Hong Kong’s City Hall may well be just a hop across the harbour from the Hong Kong Philharmonic’s quasi-home turf at the Cultural Centre’s Concert Hall, but the acoustical difference between the two venues is worlds apart. Given the smaller and acoustically brighter space of City Hall – Saturday’s venue for HK Phil’s performance of Brahms’ Second and Fourth Symphonies under Jaap van Zweden’s baton – it was a case of less would have been more as far as sound volume was concerned.
There was simply too much of a good thing. One often craved some tenderness and some change of colour from the violins as contrast to their ever-solid and present approach.

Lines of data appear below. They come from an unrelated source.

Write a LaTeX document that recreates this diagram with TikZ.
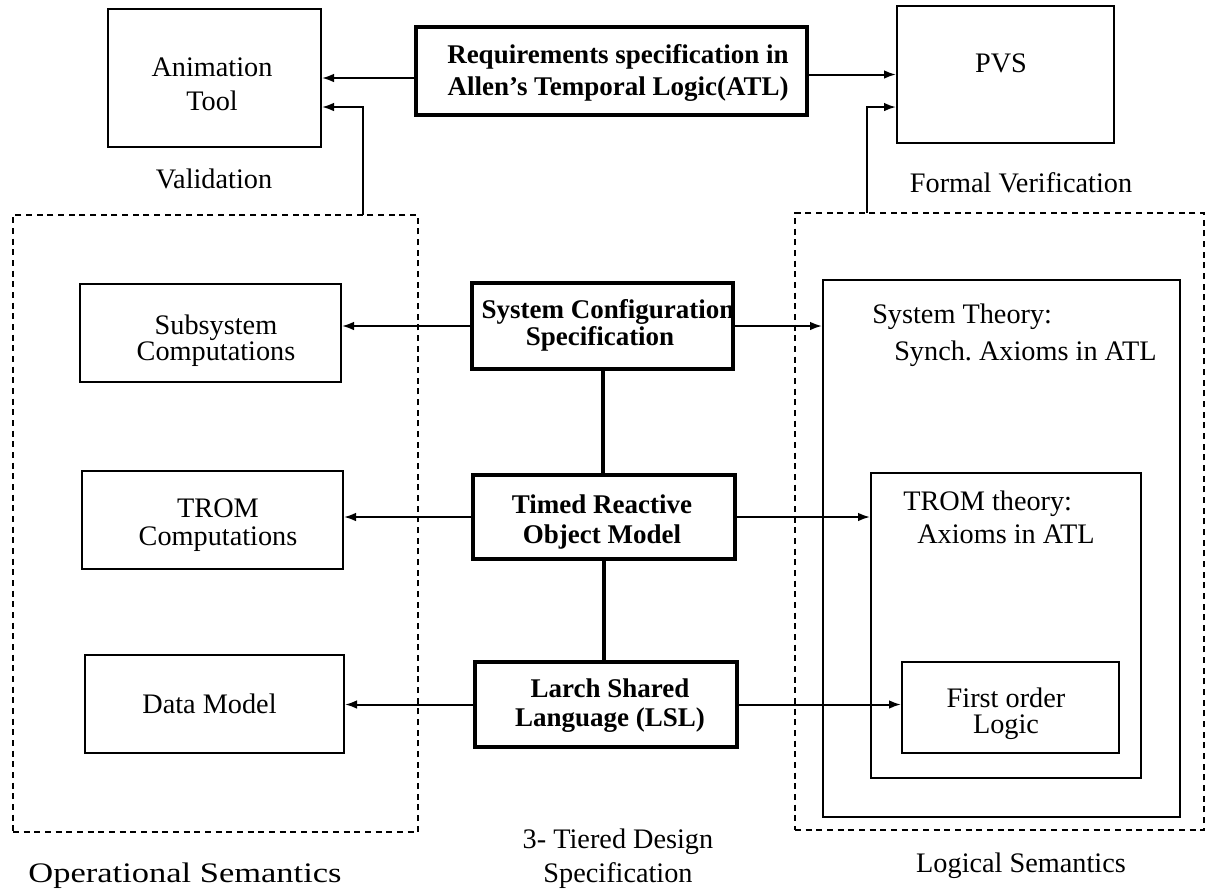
\documentclass[tikz,border=0pt]{standalone}
\usepackage{fontspec}
\setmainfont{Liberation Serif}
\usepackage{graphicx}
\usetikzlibrary{arrows.meta,fit}
\begin{document}
\begin{tikzpicture}[x=0.75pt,y=-0.75pt,
  box/.style={draw,line width=1.5pt,inner sep=0pt},
  thickbox/.style={draw,line width=3.4pt,inner sep=0pt},
  dbox/.style={draw,line width=1.2pt,dash pattern=on 4.5pt off 3.5pt,inner sep=0pt},
  arr/.style={line width=1.5pt,-{Latex[length=9pt,width=6.5pt]}},
  link/.style={line width=3pt},
  txt/.style={font=\fontsize{21.2}{#1}\selectfont,align=center,inner sep=0pt},
  txt/.default=25.5,
  btxt/.style={font=\bfseries\fontsize{20.25}{#1}\selectfont,align=center,inner sep=0pt},
  btxt/.default=24,
]
\path[use as bounding box,fill=white] (0,0) rectangle (1206,890);

% semantic regions
\node[dbox,fit={(13,215) (418,832)}] (opsem) {};
\node[dbox,fit={(795,213) (1204,830)}] (logsem) {};

% top row
\node[box,fit={(108,9) (321,147)}] (anim) {};
\node[thickbox,fit={(416,27) (807,115)}] (req) {};
\node[box,fit={(897,6) (1114,143)}] (pvs) {};

% operational side
\node[box,fit={(80,284) (341,382)}] (sub) {};
\node[box,fit={(82,471) (343,569)}] (tromc) {};
\node[box,fit={(85,655) (344,753)}] (data) {};

% three tiers
\node[thickbox,fit={(472,283) (733,369)}] (syscfg) {};
\node[thickbox,fit={(473,475) (735,559)}] (timed) {};
\node[thickbox,fit={(475,662) (737,747)}] (lsl) {};

% nested theories
\node[box,fit={(823,280) (1180,817)}] (systh) {};
\node[box,fit={(871,473) (1141,778)}] (tromth) {};
\node[box,fit={(902,662) (1119,753)}] (fol) {};

% texts
\node[txt] (tanim) at (212,84.4) {Animation\\Tool};
\node[btxt=24] (treq) at (618,72.5) {Requirements specification in\\Allen's Temporal Logic(ATL)};
\node[txt,anchor=base] (tpvs) at (1001,72) {PVS};
\node[txt,anchor=base] (tval) at (214,188) {Validation};
\node[txt,anchor=base] (tver) at (1021,192) {Formal Verification};
\node[txt=18] (tsub) at (216,340.4) {Subsystem\\Computations};
\node[txt=21] (ttromc) at (218,524.7) {TROM\\Computations};
\node[txt,anchor=base] (tdata) at (209.5,713) {Data Model};
\node[txt,anchor=base] (topsem) at (185,882) {\scalebox{1.22}[1]{Operational Semantics}};
\node[btxt=20.25] (tsyscfg) at (600,325) {\hspace*{12pt}System Configuration\\Specification};
\node[btxt=22.5] (ttimed) at (602,521.5) {Timed Reactive\\Object Model};
\node[btxt=21.75] (tlsl) at (610,706) {Larch Shared\\Language (LSL)};
\node[txt,anchor=base west] (tsysth1) at (872,323) {System Theory:};
\node[txt,anchor=base west] (tsysth2) at (894,360) {Synch.\ Axioms in ATL};
\node[txt,anchor=base west] (ttromth1) at (903,510) {TROM theory:};
\node[txt,anchor=base west] (ttromth2) at (917,543) {Axioms in ATL};
\node[txt=19.5] (tfol) at (1006,713.4) {First order\\Logic};
\node[txt=25.5] (ttier) at (618,858.5) {3- Tiered Design\\Specification};
\node[txt,anchor=base] (tlogsem) at (1021,872) {Logical Semantics};

% connectors
\coordinate (vl) at (363,215);
\coordinate (vr) at (867,213);
\draw[arr] (req.west |- anim.east) -- (anim.east);
\draw[arr] (req.east |- pvs.west) -- (pvs.west);
\draw[arr] (vl) |- ([yshift=-21.75pt]anim.east);
\draw[arr] (vr) |- ([yshift=-24.4pt]pvs.west);
\draw[arr] (syscfg.west) -- (syscfg.west -| sub.east);
\draw[arr] (syscfg.east) -- (syscfg.east -| systh.west);
\draw[arr] (timed.west) -- (timed.west -| tromc.east);
\draw[arr] (timed.east) -- (timed.east -| tromth.west);
\draw[arr] (lsl.west) -- (lsl.west -| data.east);
\draw[arr] (lsl.east) -- (lsl.east -| fol.west);
\draw[link] (syscfg.south) -- (syscfg.south |- timed.north);
\draw[link] (timed.south) -- (timed.south |- lsl.north);
\end{tikzpicture}
\end{document}
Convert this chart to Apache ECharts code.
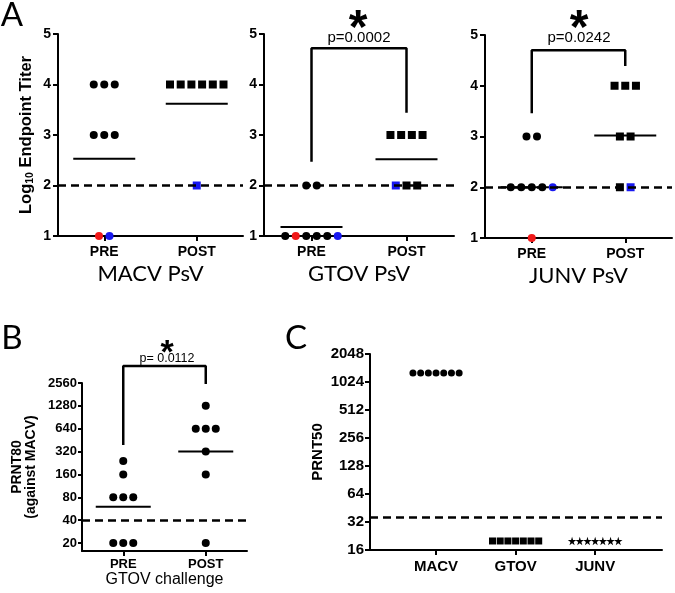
<!DOCTYPE html>
<html><head><meta charset="utf-8">
<script src="https://cdn.jsdelivr.net/npm/echarts@6/dist/echarts.min.js"></script>
<style>html,body{margin:0;padding:0;background:#fff}#c{width:675px;height:593px}</style>
</head><body><div id="c"></div>
<script>
// ---------------- data ----------------
const panelTitles = ['MACV PsV', 'GTOV PsV', 'JUNV PsV'];
const groupCats = ['PRE', 'POST'];
const aTicks = [1, 2, 3, 4, 5];
const aYTitle = ['Log', '10', ' Endpoint Titer'];
const aCutoff = 2;

const macvPre = [4, 4, 4, 3, 3, 3, 1, 1];
const macvPreColors = ['k', 'k', 'k', 'k', 'k', 'k', 'r', 'b'];
const macvPost = [4, 4, 4, 4, 4, 4, 2];
const macvPostColors = ['k', 'k', 'k', 'k', 'k', 'k', 'b'];
const macvMeans = [2.53, 3.62];

const gtovPre = [2, 2, 1, 1, 1, 1, 1, 1];
const gtovPreColors = ['k', 'k', 'k', 'r', 'k', 'k', 'k', 'b'];
const gtovPost = [3, 3, 3, 3, 2, 2, 2];
const gtovPostColors = ['k', 'k', 'k', 'k', 'b', 'k', 'k'];
const gtovMeans = [1.18, 2.52];
const gtovBracket = [2.47, 4.72, 3.44];
const gtovP = 'p=0.0002';

const junvPre = [3, 3, 2, 2, 2, 2, 2, 1];
const junvPreColors = ['k', 'k', 'k', 'k', 'k', 'k', 'b', 'r'];
const junvPost = [4, 4, 4, 3, 3, 2, 2];
const junvPostColors = ['k', 'k', 'k', 'k', 'k', 'k', 'b'];
const junvMeans = [2.0, 3.02];
const junvBracket = [3.46, 4.70, 4.39];
const junvP = 'p=0.0242';

const bTicks = [20, 40, 80, 160, 320, 640, 1280, 2560];
const bYTitle = 'PRNT80\n(against MACV)';
const bXTitle = 'GTOV challenge';
const bPre = [20, 20, 20, 80, 80, 80, 160, 240];
const bPost = [20, 160, 320, 640, 640, 640, 1280];
const bMeans = [60, 320];
const bBracket = [390, 4300, 2490];
const bP = 'p= 0.0112';
const bCutoff = 40;
const bAxisMin = 15.7;

const cCats = ['MACV', 'GTOV', 'JUNV'];
const cTicks = [16, 32, 64, 128, 256, 512, 1024, 2048];
const cYTitle = 'PRNT50';
const cMacv = [1280, 1280, 1280, 1280, 1280, 1280, 1280];
const cGtov = [20, 20, 20, 20, 20, 20, 20];
const cJunv = [20, 20, 20, 20, 20, 20, 20];
const cCutoff = 36;

// ---------------- helpers ----------------
const COLORS = { k: '#000000', r: '#f01818', b: '#1818f0' };
const L2 = v => Math.log2(v);
const BOLD = 'Liberation Sans';
const STAR = 'path://M50,0 L61,35 L98,35 L68,57 L79,91 L50,70 L21,91 L32,57 L2,35 L39,35 Z';

function spread(values, spacing) {
  const counts = {}, seen = {};
  values.forEach(v => { counts[v] = (counts[v] || 0) + 1; });
  return values.map(v => {
    seen[v] = seen[v] === undefined ? 0 : seen[v] + 1;
    return (seen[v] - (counts[v] - 1) / 2) * spacing;
  });
}
function pts(xi, values, colors, spacing, tf) {
  const offs = spread(values, spacing);
  return values.map((v, i) => ({
    value: [xi, tf ? tf(v) : v],
    symbolOffset: [offs[i], 0],
    itemStyle: { color: COLORS[colors ? colors[i] : 'k'], opacity: 1 }
  }));
}
const axisLineStyle = { show: true, onZero: false, lineStyle: { color: '#000', width: 2 } };
const tickStyle = len => ({ show: true, length: len, lineStyle: { color: '#000', width: 2 } });
const lblStyle = (size, margin) => ({ fontFamily: BOLD, fontWeight: 'bold', fontSize: size, color: '#000', margin: margin });
const dashed = (val) => ({
  silent: true, symbol: 'none', animation: false,
  label: { show: false },
  lineStyle: { type: [8, 5], width: 2.5, color: '#000', opacity: 1 },
  data: [{ yAxis: val }]
});
const solid = { color: '#000', opacity: 1 };

const grids = [
  { left: 58, top: 34, width: 185, height: 202 },
  { left: 264, top: 34, width: 190, height: 202 },
  { left: 485, top: 35, width: 187, height: 203 },
  { left: 82, top: 383, width: 165, height: 168 },
  { left: 370, top: 354, width: 292, height: 196 }
];

const xAxis = [], yAxis = [], series = [];
const aSets = [
  [macvPre, macvPreColors, macvPost, macvPostColors, macvMeans, null],
  [gtovPre, gtovPreColors, gtovPost, gtovPostColors, gtovMeans, gtovBracket],
  [junvPre, junvPreColors, junvPost, junvPostColors, junvMeans, junvBracket]
];
aSets.forEach((s, i) => {
  xAxis.push({
    gridIndex: i, type: 'category', data: groupCats, boundaryGap: true,
    axisLine: axisLineStyle, axisTick: Object.assign(tickStyle(5), { alignWithLabel: true }),
    axisLabel: lblStyle(14, 9),
    name: panelTitles[i], nameLocation: 'middle', nameGap: 27,
    nameTextStyle: { fontFamily: 'Lato', fontSize: 22, color: '#000' }
  });
  const ya = {
    gridIndex: i, type: 'value', min: aTicks[0], max: aTicks[aTicks.length - 1], interval: 1,
    splitLine: { show: false }, axisLine: axisLineStyle, axisTick: tickStyle(5),
    axisLabel: lblStyle(14, 7)
  };
  if (i === 0) {
    ya.name = '{n|' + aYTitle[0] + '}{s|' + aYTitle[1] + '}{n|' + aYTitle[2] + '}';
    ya.nameLocation = 'middle';
    ya.nameGap = 22;
    ya.nameTextStyle = {
      rich: {
        n: { fontFamily: BOLD, fontWeight: 'bold', fontSize: 16.5, color: '#000', lineHeight: 20 },
        s: { fontFamily: BOLD, fontWeight: 'bold', fontSize: 10.5, color: '#000', lineHeight: 20, verticalAlign: 'bottom' }
      }
    };
  }
  yAxis.push(ya);
  series.push({
    type: 'scatter', xAxisIndex: i, yAxisIndex: i, symbol: 'rect', symbolSize: [62, 2], z: 2,
    itemStyle: solid, data: s[4].map((m, j) => [j, m]),
    markLine: dashed(aCutoff)
  });
  series.push({ type: 'scatter', xAxisIndex: i, yAxisIndex: i, symbol: 'circle', symbolSize: 8, z: 3, itemStyle: solid, data: pts(0, s[0], s[1], 10.5) });
  series.push({ type: 'scatter', xAxisIndex: i, yAxisIndex: i, symbol: 'rect', symbolSize: 8, z: 3, itemStyle: solid, data: pts(1, s[2], s[3], 10.7) });
  if (s[5]) {
    series.push({
      type: 'line', xAxisIndex: i, yAxisIndex: i, symbol: 'none', clip: false, z: 4,
      lineStyle: { color: '#000', width: 2.5, opacity: 1 },
      data: [[0, s[5][0]], [0, s[5][1]], [1, s[5][1]], [1, s[5][2]]]
    });
  }
});

// Panel B
xAxis.push({
  gridIndex: 3, type: 'category', data: groupCats, boundaryGap: true,
  axisLine: axisLineStyle, axisTick: Object.assign(tickStyle(5), { alignWithLabel: true }),
  axisLabel: lblStyle(13, 7),
  name: bXTitle, nameLocation: 'middle', nameGap: 21,
  nameTextStyle: { fontFamily: 'Liberation Sans', fontSize: 16, color: '#000' }
});
yAxis.push({
  gridIndex: 3, type: 'value', min: L2(bAxisMin), max: L2(bTicks[bTicks.length - 1]),
  splitLine: { show: false }, axisLine: axisLineStyle,
  axisTick: Object.assign(tickStyle(4), { customValues: bTicks.map(L2) }),
  axisLabel: Object.assign(lblStyle(13, 5), { customValues: bTicks.map(L2), formatter: v => String(Math.round(Math.pow(2, v))) }),
  name: bYTitle, nameLocation: 'middle', nameGap: 44,
  nameTextStyle: { fontFamily: BOLD, fontWeight: 'bold', fontSize: 14, color: '#000', lineHeight: 14 }
});
series.push({
  type: 'scatter', xAxisIndex: 3, yAxisIndex: 3, symbol: 'rect', symbolSize: [55, 2], z: 2,
  itemStyle: solid, data: bMeans.map((m, j) => [j, L2(m)]),
  markLine: dashed(L2(bCutoff))
});
series.push({ type: 'scatter', xAxisIndex: 3, yAxisIndex: 3, symbol: 'circle', symbolSize: 8, z: 3, itemStyle: solid, data: pts(0, bPre, null, 10, L2) });
series.push({ type: 'scatter', xAxisIndex: 3, yAxisIndex: 3, symbol: 'circle', symbolSize: 8, z: 3, itemStyle: solid, data: pts(1, bPost, null, 10, L2) });
series.push({
  type: 'line', xAxisIndex: 3, yAxisIndex: 3, symbol: 'none', clip: false, z: 4,
  lineStyle: { color: '#000', width: 2.5, opacity: 1 },
  data: [[0, L2(bBracket[0])], [0, L2(bBracket[1])], [1, L2(bBracket[1])], [1, L2(bBracket[2])]]
});

// Panel C
xAxis.push({
  gridIndex: 4, type: 'value', min: 0.17, max: 3.84,
  splitLine: { show: false }, axisLine: axisLineStyle,
  axisTick: Object.assign(tickStyle(5), { customValues: [1, 2, 3] }),
  axisLabel: Object.assign(lblStyle(15, 9), { customValues: [1, 2, 3], formatter: v => cCats[Math.round(v) - 1] || '' })
});
yAxis.push({
  gridIndex: 4, type: 'value', min: L2(cTicks[0]), max: L2(cTicks[cTicks.length - 1]), interval: 1,
  splitLine: { show: false }, axisLine: axisLineStyle, axisTick: tickStyle(5),
  axisLabel: Object.assign(lblStyle(15, 6), { formatter: v => String(Math.round(Math.pow(2, v))) }),
  name: cYTitle, nameLocation: 'middle', nameGap: 45,
  nameTextStyle: { fontFamily: BOLD, fontWeight: 'bold', fontSize: 15, color: '#000' }
});
series.push({ type: 'scatter', xAxisIndex: 4, yAxisIndex: 4, symbol: 'circle', symbolSize: 7, z: 3, itemStyle: solid, data: pts(1, cMacv, null, 7.7, L2), markLine: dashed(L2(cCutoff)) });
series.push({ type: 'scatter', xAxisIndex: 4, yAxisIndex: 4, symbol: 'rect', symbolSize: 7, z: 3, itemStyle: solid, data: pts(2, cGtov, null, 7.7, L2) });
series.push({ type: 'scatter', xAxisIndex: 4, yAxisIndex: 4, symbol: STAR, symbolSize: 8.5, z: 3, itemStyle: solid, data: pts(3, cJunv, null, 7.7, L2) });

function txt(text, x, y, font, extra) {
  return { type: 'text', x: x, y: y, z: 10, silent: true,
    style: Object.assign({ text: text, font: font, fill: '#000', align: 'center', verticalAlign: 'middle' }, extra || {}) };
}
const graphic = [
  txt('A', 12, 15, '33px Lato'),
  txt('B', 12, 338, '33px Lato'),
  txt('C', 296, 338, '33px Lato'),
  txt('*', 358, 30, 'bold 48px "Liberation Sans"'),
  txt(gtovP, 359, 38, '15px "Liberation Sans"'),
  txt('*', 579, 30, 'bold 48px "Liberation Sans"'),
  txt(junvP, 579, 38, '15px "Liberation Sans"'),
  txt('*', 167, 354, 'bold 34px "Liberation Sans"'),
  txt(bP, 167, 359, '12.5px "Liberation Sans"')
];

const chart = echarts.init(document.getElementById('c'), null, { renderer: 'canvas' });
chart.setOption({
  animation: false,
  backgroundColor: '#fff',
  grid: grids,
  xAxis: xAxis,
  yAxis: yAxis,
  series: series,
  graphic: graphic
});
</script>
</body></html>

Soon after they began to surge in the opening Allegro, robust was clearly the word du jour and anything less than a solid piano dynamic was hen’s teeth. It was a pity, for example, that the overtly direct (sotto voce!) string opening to the Allegro finale lacked a whiff of mystery, thereby detracting from the exciting outburst of exuberance of the main orchestral theme.
But not all was lost in the dense texture. The tranquility was reassuring in the lovely horn and woodwind playing as the first movement developed, and the famous “lullaby” theme that resembles Brahms’ beloved Wiegenlied was heartfelt and warm in the violas and cellos. Likewise, a lovely lilt to Michael Wilson’s oboe playing in the Allegretto grazioso provided a welcome serving of grace and charm, though the contrasting Presto introduced in the strings, aptly tight and angular as it was, again came across as an overdone interruption of the idyllic mood.
Much of the ebb and flow and relaxation of tension went amiss in this reading by van Zweden. He delivered a solid, linear Second Symphony to be sure, but as fine as much of the playing was – including some lovely reflective aspects in the finale’s tranquillo section – there was little left in the tank as far as sound colour went for the final build up to the triumphant blaze of brass.
The fragmentary form of the opening of Brahms' Fourth was well-realised, but sound density slowly detracted from the continuously unfolding nature of the Allegro. Glimpses of something otherworldly did however emerge in the gentler, more tender string swells and the beautiful wind chorales in the Andante. Over-earnestness in the central part of the Allegro giocoso took away from the contrasting forceful nature of the main Scherzo’s character, but there was no doubt about the alluring nature of the woodwind playing and strong brass chorales that marked Brahms’ finale, his towering Bach cantata-derived symphonic passacaglia. In the end it was the “one-size-fits-all” nature of the orchestral sound that was questionable.